The argument presented above is relatively sound, however, the author fails to recognize all the elements necessary to evaluate his situation. The idea that more money be invested in advertising may be a helpful one, but perhaps not because people are unaware of the current reviews. To clarify, it may be necessary to advertise more in order to increase sales, however that could be due to many circumstances such as a decrease in the public's overall attendance, an increase in the cost of movies, or a lack of trust in the opinions of the reviewers.
The advertising director first needs to determine the relative proportion of movie goers that choose to see Silver Screen films. That will help him to understand his market share. If the population in general is attending less, then he may still be out-profiting his competitors, despite his individual sales decrease. In fact, his relative sales could be increasing. Determining where he stands in his market will help him to create and implement an action plan.
Another important thing to consder is the relative cost of attending movies to the current standard of living. If the standard of living is decreasing, it may contribute to an overall decrease in attendance. In that case, advertising could be very helpful, in that a clever campaign could emphasize the low cost of movies as compared to many other leisure activities. This could offset financial anxieties of potential customers.
Finally, it is important to remember that people rarely trust movie reviewers. For that reason, it is important that the films appeal to the populus, and not critics alone. The best advertisement in many cases is word of mouth. No matter what critics say, people tend to take the opinions of friends more seriously. This supports continual funding to produce quality movies that will appeal to the average person.
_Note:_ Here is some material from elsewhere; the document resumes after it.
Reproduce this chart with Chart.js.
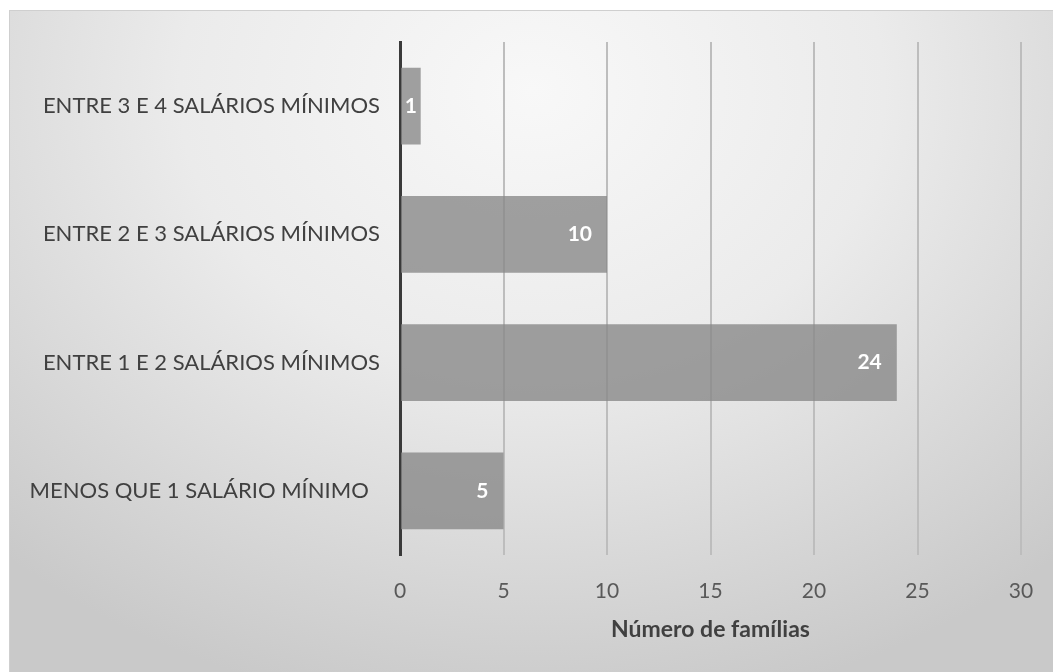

There is no reason that silver screen should not spend more on advertisement, however, there is reason to continue to invest in diverse, quality films. Furthermore, the company must consider carefully what it chooses to emphasize in its advertisement.
Although the response begins by stating that the argument "is relatively sound," it immediately goes on to develop a critique. The response identifies three major flaws in the argument and provides a careful and thorough analysis. The main points discussed are that
-- the fall-off in attendance might be industry wide
-- the general state of the economy might have affected movie attendance
-- movie goers "rarely trust movie reviewers"
Each of these points is developed; together they are presented within the context of a larger idea: that while spending more money on advertising may be helpful, the company should "continue to invest in diverse, quality films."
This is a smoothly written, well-developed analysis in which syntactic variety and the excellent use of transitions make for a virtually seamless response. This paper clearly merits a score of 6.